--- begin SUPPLIED INFORMATION ---

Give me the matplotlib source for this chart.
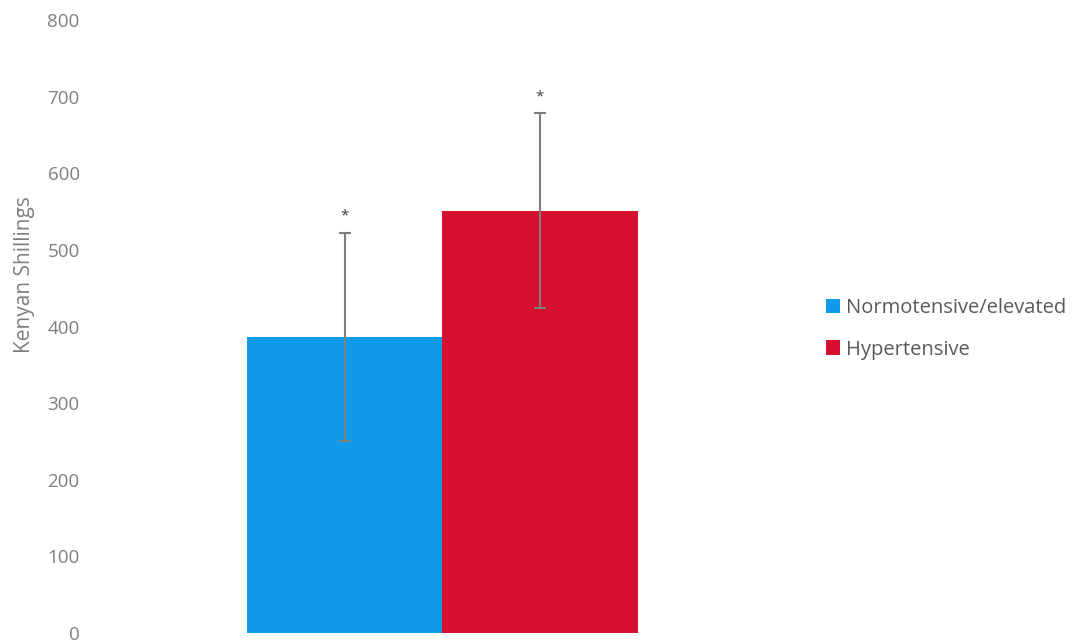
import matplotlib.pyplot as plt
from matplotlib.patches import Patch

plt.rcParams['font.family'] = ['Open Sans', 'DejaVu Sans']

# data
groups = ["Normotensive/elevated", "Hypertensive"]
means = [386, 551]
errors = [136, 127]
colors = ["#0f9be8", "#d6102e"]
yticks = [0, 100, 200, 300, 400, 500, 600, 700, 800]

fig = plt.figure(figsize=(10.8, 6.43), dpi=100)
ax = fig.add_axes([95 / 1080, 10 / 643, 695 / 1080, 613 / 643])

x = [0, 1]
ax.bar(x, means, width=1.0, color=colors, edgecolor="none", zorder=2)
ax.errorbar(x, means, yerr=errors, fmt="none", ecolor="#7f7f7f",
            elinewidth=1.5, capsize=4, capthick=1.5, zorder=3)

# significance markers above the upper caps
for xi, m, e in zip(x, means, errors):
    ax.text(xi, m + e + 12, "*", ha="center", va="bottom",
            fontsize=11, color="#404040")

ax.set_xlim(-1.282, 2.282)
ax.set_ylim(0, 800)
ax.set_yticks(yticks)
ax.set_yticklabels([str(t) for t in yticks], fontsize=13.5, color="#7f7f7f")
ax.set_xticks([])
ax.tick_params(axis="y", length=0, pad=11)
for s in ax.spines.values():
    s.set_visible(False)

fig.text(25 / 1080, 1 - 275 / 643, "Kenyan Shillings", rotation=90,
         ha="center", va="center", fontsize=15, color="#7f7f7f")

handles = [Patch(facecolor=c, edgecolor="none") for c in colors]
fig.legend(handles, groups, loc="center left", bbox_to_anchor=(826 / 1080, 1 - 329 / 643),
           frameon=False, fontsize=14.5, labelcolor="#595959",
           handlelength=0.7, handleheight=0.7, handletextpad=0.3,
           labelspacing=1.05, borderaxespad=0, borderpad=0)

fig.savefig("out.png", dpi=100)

--- end SUPPLIED INFORMATION ---

Your task is to repeat the material above exactly, without its pictures.

Give me the matplotlib source for this chart.
import matplotlib.pyplot as plt
from matplotlib.patches import Patch

plt.rcParams['font.family'] = ['Open Sans', 'DejaVu Sans']

# data
groups = ["Normotensive/elevated", "Hypertensive"]
means = [386, 551]
errors = [136, 127]
colors = ["#0f9be8", "#d6102e"]
yticks = [0, 100, 200, 300, 400, 500, 600, 700, 800]

fig = plt.figure(figsize=(10.8, 6.43), dpi=100)
ax = fig.add_axes([95 / 1080, 10 / 643, 695 / 1080, 613 / 643])

x = [0, 1]
ax.bar(x, means, width=1.0, color=colors, edgecolor="none", zorder=2)
ax.errorbar(x, means, yerr=errors, fmt="none", ecolor="#7f7f7f",
            elinewidth=1.5, capsize=4, capthick=1.5, zorder=3)

# significance markers above the upper caps
for xi, m, e in zip(x, means, errors):
    ax.text(xi, m + e + 12, "*", ha="center", va="bottom",
            fontsize=11, color="#404040")

ax.set_xlim(-1.282, 2.282)
ax.set_ylim(0, 800)
ax.set_yticks(yticks)
ax.set_yticklabels([str(t) for t in yticks], fontsize=13.5, color="#7f7f7f")
ax.set_xticks([])
ax.tick_params(axis="y", length=0, pad=11)
for s in ax.spines.values():
    s.set_visible(False)

fig.text(25 / 1080, 1 - 275 / 643, "Kenyan Shillings", rotation=90,
         ha="center", va="center", fontsize=15, color="#7f7f7f")

handles = [Patch(facecolor=c, edgecolor="none") for c in colors]
fig.legend(handles, groups, loc="center left", bbox_to_anchor=(826 / 1080, 1 - 329 / 643),
           frameon=False, fontsize=14.5, labelcolor="#595959",
           handlelength=0.7, handleheight=0.7, handletextpad=0.3,
           labelspacing=1.05, borderaxespad=0, borderpad=0)

fig.savefig("out.png", dpi=100)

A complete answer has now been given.